╭─ TASK INPUTS

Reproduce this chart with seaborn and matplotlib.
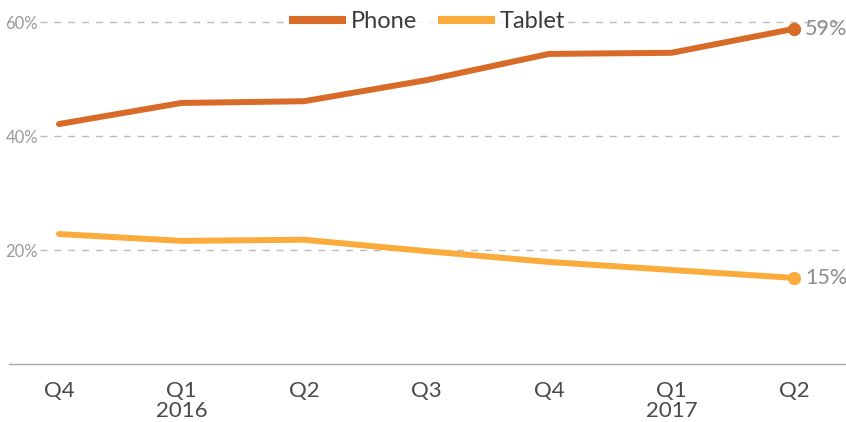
import matplotlib
matplotlib.use("Agg")
import matplotlib.pyplot as plt
import seaborn as sns
import pandas as pd
import numpy as np
from matplotlib.lines import Line2D

quarters = ["Q4", "Q1\n2016", "Q2", "Q3", "Q4", "Q1\n2017", "Q2"]
phone = [42.1, 45.8, 46.1, 49.8, 54.4, 54.6, 58.8]
tablet = [22.8, 21.6, 21.8, 19.8, 17.9, 16.5, 15.1]
series_names = ["Phone", "Tablet"]
colors = ["#D86B28", "#FBAA3C"]
y_ticks = [20, 40, 60]
end_labels = ["59%", "15%"]

sns.set_theme(style="white")
plt.rcParams['font.family'] = ['Lato', 'DejaVu Sans']
plt.rcParams['font.weight'] = 'normal'

df = pd.DataFrame({
    "idx": list(range(len(quarters))) * 2,
    "value": phone + tablet,
    "device": [series_names[0]] * len(phone) + [series_names[1]] * len(tablet),
})

fig = plt.figure(figsize=(8.46, 4.22), dpi=100)
ax = fig.add_axes([9 / 846, 58 / 422, 837 / 846, 364 / 422])

sns.lineplot(data=df, x="idx", y="value", hue="device", palette=colors,
             linewidth=4.3, ax=ax, legend=False, solid_capstyle="round", zorder=3)

ax.set_xlim(-0.408, 6.424)
ax.set_ylim(0, 63.86)

# gridlines
for yv in y_ticks:
    ax.axhline(yv, xmin=31 / 837, xmax=1, color="#BBBBBB", lw=1,
               ls=(0, (5, 5)), zorder=1)

# endpoint markers and labels
for vals, col, lab in zip([phone, tablet], colors, end_labels):
    ax.plot([len(vals) - 1], [vals[-1]], "o", color=col, ms=8.5, zorder=4)
    ax.annotate(lab, (len(vals) - 1, vals[-1]), xytext=(8, 0),
                textcoords="offset points", va="center", ha="left",
                fontsize=15.5, color="#8C8C8C")

ax.set_xticks(range(len(quarters)))
ax.set_xticklabels(quarters, fontsize=16, color="#4A4A4A", linespacing=1.0)
ax.tick_params(axis="x", length=0, pad=12)

ax.set_yticks(y_ticks)
ax.set_yticklabels([f"{v}%" for v in y_ticks], fontsize=12, color="#999999")
ax.tick_params(axis="y", length=0, pad=-21)

for s in ["top", "left", "right"]:
    ax.spines[s].set_visible(False)
ax.spines["bottom"].set_color("#AAAAAA")
ax.spines["bottom"].set_linewidth(1)
ax.set_xlabel("")
ax.set_ylabel("")

handles = [Line2D([0], [0], color=c, lw=5.8, solid_capstyle="butt") for c in colors]
leg = ax.legend(handles, series_names, loc="center", bbox_to_anchor=(427 / 846, 1 - 22 / 422),
                bbox_transform=fig.transFigure, ncol=2, frameon=True, fontsize=17,
                handlelength=2.4, handletextpad=0.2, columnspacing=0.9,
                borderpad=0.1, borderaxespad=0)
leg.get_frame().set_facecolor("white")
leg.get_frame().set_edgecolor("none")
for t in leg.get_texts():
    t.set_color("#3A3A3A")

fig.savefig("out.png", dpi=100)
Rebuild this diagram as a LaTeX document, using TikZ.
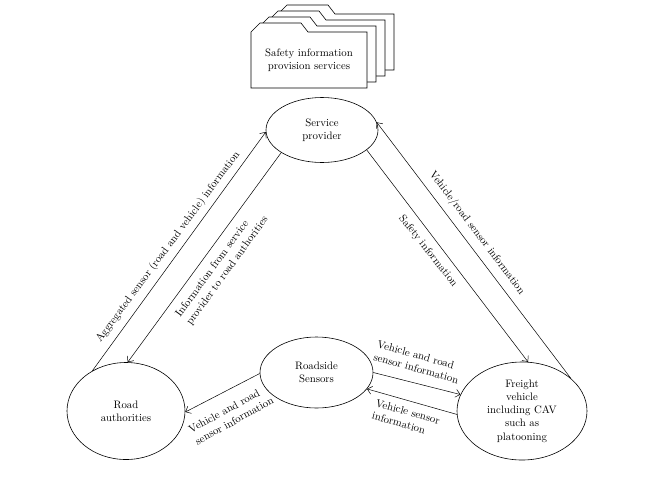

╰─

From the first line above through the line containing "ax.set_ylim(0, 63.86)", copy everything exactly, without the pictures.

OUTPUT OF THE TASK =>
Reproduce this chart with seaborn and matplotlib.
import matplotlib
matplotlib.use("Agg")
import matplotlib.pyplot as plt
import seaborn as sns
import pandas as pd
import numpy as np
from matplotlib.lines import Line2D

quarters = ["Q4", "Q1\n2016", "Q2", "Q3", "Q4", "Q1\n2017", "Q2"]
phone = [42.1, 45.8, 46.1, 49.8, 54.4, 54.6, 58.8]
tablet = [22.8, 21.6, 21.8, 19.8, 17.9, 16.5, 15.1]
series_names = ["Phone", "Tablet"]
colors = ["#D86B28", "#FBAA3C"]
y_ticks = [20, 40, 60]
end_labels = ["59%", "15%"]

sns.set_theme(style="white")
plt.rcParams['font.family'] = ['Lato', 'DejaVu Sans']
plt.rcParams['font.weight'] = 'normal'

df = pd.DataFrame({
    "idx": list(range(len(quarters))) * 2,
    "value": phone + tablet,
    "device": [series_names[0]] * len(phone) + [series_names[1]] * len(tablet),
})

fig = plt.figure(figsize=(8.46, 4.22), dpi=100)
ax = fig.add_axes([9 / 846, 58 / 422, 837 / 846, 364 / 422])

sns.lineplot(data=df, x="idx", y="value", hue="device", palette=colors,
             linewidth=4.3, ax=ax, legend=False, solid_capstyle="round", zorder=3)

ax.set_xlim(-0.408, 6.424)
ax.set_ylim(0, 63.86)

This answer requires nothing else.